I'm making 15 oyster shooters and will freeze them to take on my next fishing trip.
Made with Bloody Mary mix and hot sauce caviar.


----------



## Addie (Apr 16, 2013)

I didn't think you could freeze alcohol. I am not a drinker, but I am assuming that shooters are oysters in some sort of alcohol. Am I wrong? Goes to show you how much I know about alcohol drinks.


----------



## Dawgluver (Apr 16, 2013)

I don't think S&P put alcohol in them, Addie.   Shooters can be anything meant to be gulped down at once, though many are alcohol-based. 

They sure do look good!


----------



## salt and pepper (Apr 16, 2013)

Non-Alcoholic, just bloody mary mix, oyster, hot sauce pearls.


----------



## Dawgluver (Apr 16, 2013)

salt and pepper said:


> Non-Alcoholic, just bloody mary mix, oyster, hot sauce pearls.



Does freezing affect the texture or flavor, Joey?  I've never had them frozen AFAIK.  Great idea, they can act as ice in the cooler!


----------



## Addie (Apr 16, 2013)

salt and pepper said:


> Non-Alcoholic, just bloody mary mix, oyster, hot sauce pearls.


 
Do you add alcohol when you thaw them out? As you can see I am not familiar with this. Heard of it, but not much.


----------



## Dawgluver (Apr 16, 2013)

Addie said:


> Do you add alcohol when you thaw them out? As you can see I am not familiar with this.

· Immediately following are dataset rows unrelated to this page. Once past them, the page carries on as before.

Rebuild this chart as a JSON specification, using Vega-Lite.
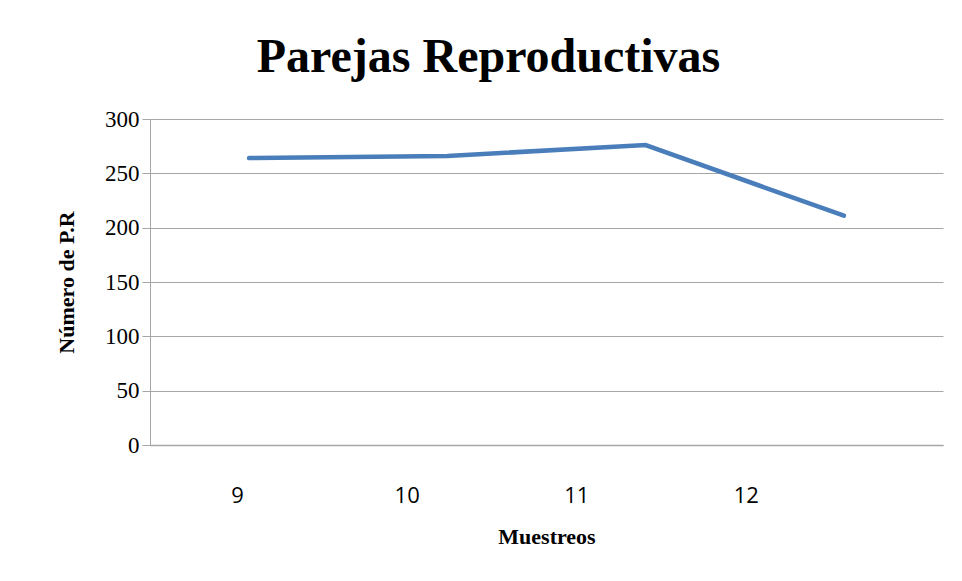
{
  "$schema": "https://vega.github.io/schema/vega-lite/v6.json",
  "autosize": "none",
  "width": 793,
  "height": 326,
  "padding": {"left": 150, "top": 119, "right": 19, "bottom": 136},
  "background": "white",
  "title": {
    "text": "Parejas Reproductivas",
    "font": "Liberation Serif",
    "fontSize": 48,
    "fontWeight": "bold",
    "color": "black",
    "anchor": "middle",
    "dx": -58,
    "offset": 26
  },
  "data": {
    "values": [
      {"Muestreo": 9, "PR": 264},
      {"Muestreo": 10, "PR": 266},
      {"Muestreo": 11, "PR": 276},
      {"Muestreo": 12, "PR": 211}
    ]
  },
  "mark": {"type": "line", "color": "#4a7ebb", "strokeWidth": 4.5, "strokeCap": "round"},
  "encoding": {
    "x": {
      "field": "Muestreo",
      "type": "ordinal",
      "scale": {"type": "point", "padding": 0.5},
      "axis": {
        "title": "Muestreos",
        "titleFont": "Liberation Serif",
        "titleFontSize": 22,
        "titleFontWeight": "bold",
        "titleColor": "black",
        "titlePadding": 20,
        "labelFont": "Open Sans",
        "labelFontSize": 22,
        "labelColor": "black",
        "labelAngle": 0,
        "labelPadding": 40,
        "labelOffset": {"expr": "-12 - 28.7 * (datum.value - 9)"},
        "ticks": false,
        "domain": true,
        "domainColor": "#a6a6a6",
        "domainWidth": 1.5,
        "grid": false
      }
    },
    "y": {
      "field": "PR",
      "type": "quantitative",
      "scale": {"domain": [0, 300]},
      "axis": {
        "title": "Número de P.R",
        "titleFont": "Liberation Serif",
        "titleFontSize": 22,
        "titleFontWeight": "bold",
        "titleColor": "black",
        "titlePadding": 26,
        "values": [0, 50, 100, 150, 200, 250, 300],
        "labelFont": "Liberation Serif",
        "labelFontSize": 23,
        "labelColor": "black",
        "labelPadding": 3,
        "tickSize": 8,
        "tickColor": "#a6a6a6",
        "domainColor": "#a6a6a6",
        "gridColor": "#a6a6a6",
        "gridWidth": 1.2
      }
    }
  },
  "config": {"view": {"stroke": null}}
}
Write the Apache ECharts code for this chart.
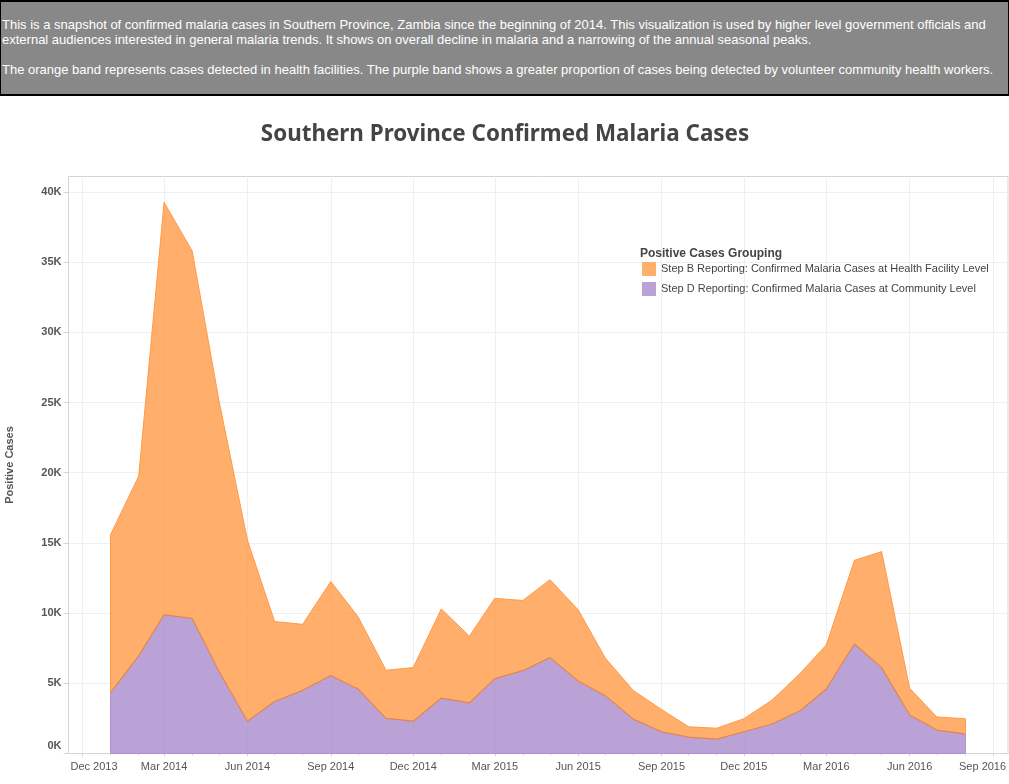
<!DOCTYPE html>
<html>
<head>
<meta charset="utf-8">
<script src="https://cdn.jsdelivr.net/npm/echarts@6/dist/echarts.min.js"></script>
<style>
  body { margin: 0; background: #fff; }
  #note {
    position: absolute; left: 0; top: 0; width: 1009px; height: 96px; box-sizing: border-box;
    background: #888; border: 1px solid #000; border-top-width: 2px; border-bottom-width: 2px;
    color: #fff; font: 13px/15px "Liberation Sans", Arial, sans-serif; padding: 15px 1px 0;
    white-space: nowrap;
  }
  #chart { position: absolute; left: 0; top: 0; width: 1009px; height: 784px; }
</style>
</head>
<body>
<div id="chart"></div>
<div id="note">This is a snapshot of confirmed malaria cases in Southern Province, Zambia since the beginning of 2014. This visualization is used by higher level government officials and<br>external audiences interested in general malaria trends. It shows on overall decline in malaria and a narrowing of the annual seasonal peaks.<br><br>The orange band represents cases detected in health facilities. The purple band shows a greater proportion of cases being detected by volunteer community health workers.</div>
<script>
// monthly points, Jan 2014 - Aug 2016
const months = [
  "2014-01", "2014-02", "2014-03", "2014-04", "2014-05", "2014-06", "2014-07", "2014-08",
  "2014-09", "2014-10", "2014-11", "2014-12", "2015-01", "2015-02", "2015-03", "2015-04",
  "2015-05", "2015-06", "2015-07", "2015-08", "2015-09", "2015-10", "2015-11", "2015-12",
  "2016-01", "2016-02", "2016-03", "2016-04", "2016-05", "2016-06", "2016-07", "2016-08",
];
const community = [
  4330, 6950, 9880, 9620, 5800, 2300, 3700, 4500,
  5550, 4600, 2500, 2300, 3950, 3600, 5330, 5900,
  6830, 5170, 4120, 2450, 1550, 1170, 1020, 1550,
  2100, 3050, 4600, 7800, 6120, 2740, 1670, 1400,
];
const healthFacility = [
  11270, 12810, 29380, 26180, 19200, 12900, 5700, 4700,
  6700, 5150, 3430, 3820, 6350, 4760, 5720, 5000,
  5550, 5070, 2680, 2030, 1590, 730, 780, 930,
  1700, 2650, 3140, 5960, 8260, 1900, 930, 1080,
];
const quarterTicks = [
  "2013-12", "2014-03", "2014-06", "2014-09", "2014-12", "2015-03",
  "2015-06", "2015-09", "2015-12", "2016-03", "2016-06", "2016-09",
];
const quarterLabels = [
  "Dec 2013", "Mar 2014", "Jun 2014", "Sep 2014", "Dec 2014", "Mar 2015",
  "Jun 2015", "Sep 2015", "Dec 2015", "Mar 2016", "Jun 2016", "Sep 2016",
];
const allMonths = ["2013-12"].concat(months, ["2016-09"]);
const caseTicks = [0, 5000, 10000, 15000, 20000, 25000, 30000, 35000, 40000];

const FONT = '"Liberation Sans", Arial, sans-serif';
const toTime = (m) => new Date(m + "-01T00:00:00Z").getTime();
const xMin = toTime("2013-12") - 15.5 * 86400000;
const xMax = toTime("2016-09") + 16.5 * 86400000;
const quarterTimes = quarterTicks.map(toTime);
const pts = (vals) => vals.map((v, i) => [toTime(months[i]), v]);
const t0 = toTime(months[0]);
const tN = toTime(months[months.length - 1]);
const last = months.length - 1;
const seg = (x, y1, y2) => [{ coord: [x, y1] }, { coord: [x, y2] }];

const myChart = echarts.init(document.getElementById("chart"));
myChart.setOption({
  animation: false,
  title: [
    {
      text: "Southern Province Confirmed Malaria Cases",
      left: 500, top: 119, textAlign: "center",
      textStyle: { fontFamily: '"Noto Sans"', fontWeight: "bold", fontSize: 22.4, color: "#444" },
    },
    {
      text: "Positive Cases Grouping",
      left: 640, top: 248,
      textStyle: { fontFamily: FONT, fontWeight: "bold", fontSize: 12, color: "#444" },
      padding: 0,
    },
  ],
  legend: {
    orient: "vertical", left: 642, top: 262, padding: 0,
    itemWidth: 14, itemHeight: 14, itemGap: 6,
    textStyle: { fontFamily: FONT, fontSize: 11, color: "#444", padding: [2, 0, 0, 0] },
    data: [
      { name: "Step B Reporting: Confirmed Malaria Cases at Health Facility Level", icon: "rect", itemStyle: { color: "#ffae6c", borderWidth: 0 } },
      { name: "Step D Reporting: Confirmed Malaria Cases at Community Level", icon: "rect", itemStyle: { color: "#bba2d6", borderWidth: 0 } },
    ],
  },
  grid: { left: 68.5, right: 1, top: 176.5, bottom: 30.5, outerBoundsMode: "none", show: true, borderColor: "#d4d4d4", borderWidth: 1 },
  xAxis: [
    {
      // the series sit on this one
      type: "time", min: xMin, max: xMax,
      axisLine: { show: false }, axisTick: { show: false }, axisLabel: { show: false }, splitLine: { show: false },
    },
    {
      type: "value", min: xMin, max: xMax, position: "bottom",
      axisLine: { show: true, lineStyle: { color: "#d4d4d4" } },
      axisTick: { show: true, length: 3, lineStyle: { color: "#d4d4d4" }, customValues: quarterTimes },
      splitLine: { show: true, lineStyle: { color: "#efefef" } },
      axisLabel: {
        customValues: quarterTimes, margin: 8, showMinLabel: true, showMaxLabel: true, hideOverlap: false,
        fontFamily: FONT, fontSize: 11, color: "#555",
        formatter: (v) => {
          const i = quarterTimes.indexOf(v);
          if (i === 0) return "{first|" + quarterLabels[i] + "}";
          if (i === quarterLabels.length - 1) return "{last|" + quarterLabels[i] + "}";
          return quarterLabels[i];
        },
        rich: {
          first: { fontFamily: FONT, fontSize: 11, color: "#555", padding: [0, 0, 0, 23] },
          last: { fontFamily: FONT, fontSize: 11, color: "#555", padding: [0, 21, 0, 0] },
        },
      },
    },
    {
      // small month ticks only
      type: "value", min: xMin, max: xMax, position: "bottom",
      axisLine: { show: false }, splitLine: { show: false },
      axisTick: { show: true, length: 2, lineStyle: { color: "#d4d4d4" }, customValues: allMonths.map(toTime) },
      axisLabel: { show: false },
    },
  ],
  yAxis: {
    type: "value", min: 0, max: 41100,
    name: "Positive Cases", nameLocation: "middle", nameGap: 53,
    nameTextStyle: { fontFamily: FONT, fontSize: 11, fontWeight: "bold", color: "#555" },
    axisLine: { show: true, lineStyle: { color: "#d4d4d4" } },
    axisTick: { show: true, length: 5, lineStyle: { color: "#d4d4d4" }, customValues: caseTicks },
    splitLine: { show: true, lineStyle: { color: "#efefef" } },
    axisLabel: {
      customValues: caseTicks, margin: 7,
      fontFamily: FONT, fontWeight: "bold", fontSize: 11, color: "#555",
      formatter: (v) => (v === 0 ? "{zero|0K}" : v / 1000 + "K"),
      rich: { zero: { fontFamily: FONT, fontWeight: "bold", fontSize: 11, color: "#555", padding: [0, 0, 16, 0] } },
    },
  },
  series: [
    {
      name: "Step D Reporting: Confirmed Malaria Cases at Community Level",
      type: "line", stack: "cases", data: pts(community), showSymbol: false, z: 3,
      itemStyle: { color: "#aa8bcc" },
      lineStyle: { color: "#e0854f", width: 1.2 },
      areaStyle: { color: "#aa8bcc", opacity: 0.8 },
      markLine: {
        silent: true, symbol: "none", label: { show: false },
        lineStyle: { color: "#b08fd2", type: "solid", width: 1 },
        data: [
          [{ coord: [t0, 0] }, { coord: [tN, 0] }],
          seg(t0, 0, community[0]),
          seg(tN, 0, community[last]),
        ],
      },
    },
    {
      name: "Step B Reporting: Confirmed Malaria Cases at Health Facility Level",
      type: "line", stack: "cases", data: pts(healthFacility), showSymbol: false, z: 2,
      itemStyle: { color: "#ff9a47" },
      lineStyle: { color: "#ff9a47", width: 1 },
      areaStyle: { color: "#ff9a47", opacity: 0.8 },
      markLine: {
        silent: true, symbol: "none", label: { show: false },
        lineStyle: { color: "#ff9a47", type: "solid", width: 1 },
        data: [
          seg(t0, community[0], community[0] + healthFacility[0]),
          seg(tN, community[last], community[last] + healthFacility[last]),
        ],
      },
    },
  ],
});
</script>
</body>
</html>
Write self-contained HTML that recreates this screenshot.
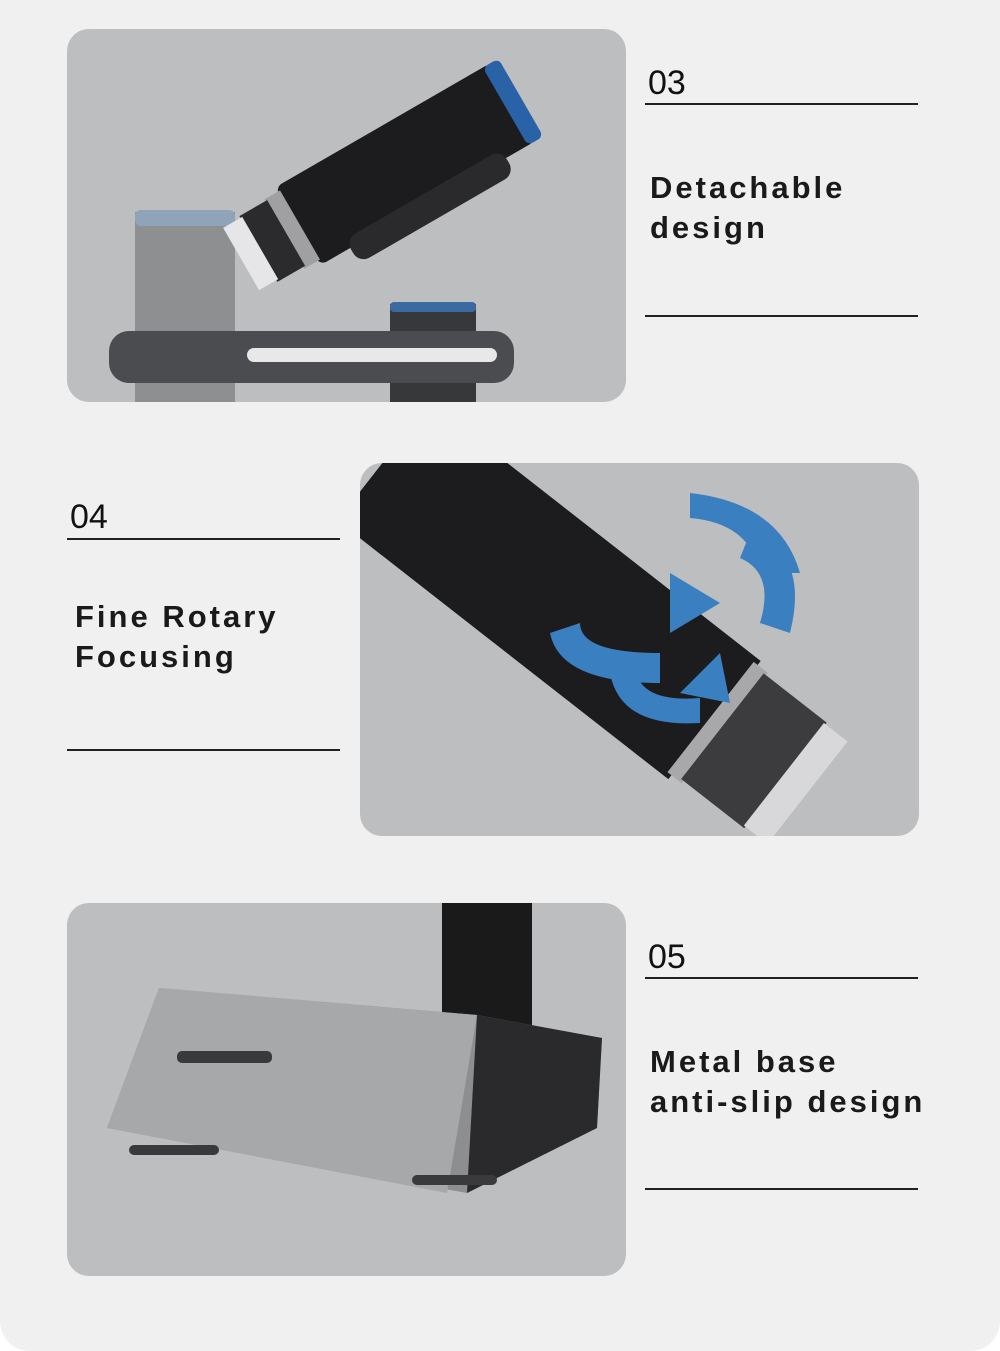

Heard of it, but not much.



I have a feeling the alcohol is in the beer in the cooler, not in the oyster shooters.


----------



## Addie (Apr 16, 2013)

Dawgluver said:


> I have a feeling the alcohol is in the beer in the cooler, not in the oyster shooters.


 
And soon to be in the tummy.


----------



## jharris (Apr 16, 2013)

Those look soooo tasty!

Where in the world did you find shot glasses with lids?


----------



## vitauta (Apr 16, 2013)

they do look seductively tempting!  texture is crucial when oysters are involved.  won't freezing them affect that smooth, slippery 'feel' that is so unique to fresh oysters? 

could we get a side view of those 'dope' shot glasses, s&p, or are they jiggers?


----------



## salt and pepper (Apr 16, 2013)

I haven't found them to loose texture or flavor, although they don't last very long in the freezer. I eat them within a few days.
   Yes Dawn, the beer is in the cooler. 
I also make them with alcohol at times, beer,  vodka, sake etc..  Just not this time.


----------



## jharris (Apr 17, 2013)

jharris said:
			
		

> Those look soooo tasty!
> 
> Where in the world did you find shot glasses with lids?



???????????


----------



## salt and pepper (Apr 18, 2013)

jharris said:


> ???????????


 
jharris,
I found them at Western Meat Block in Butte MT. They were $2.69 each. I bought 3 at the time which I thought wasn't a bad price, considering you get a shot glass and lid that can be reused. Most shot glasses cost about $2.00 anyway. When I went back to the store, they were out. I asked if they could order me a case of 24 and they did. I split the case with a friend. The case cost $59.50.
You can oder them online from Goose Point Oyster but the shipping cost more then the oysters!


----------



## jharris (Apr 18, 2013)

Thank you very much.


----------



## Kylie1969 (Apr 19, 2013)

They look great Joey!


----------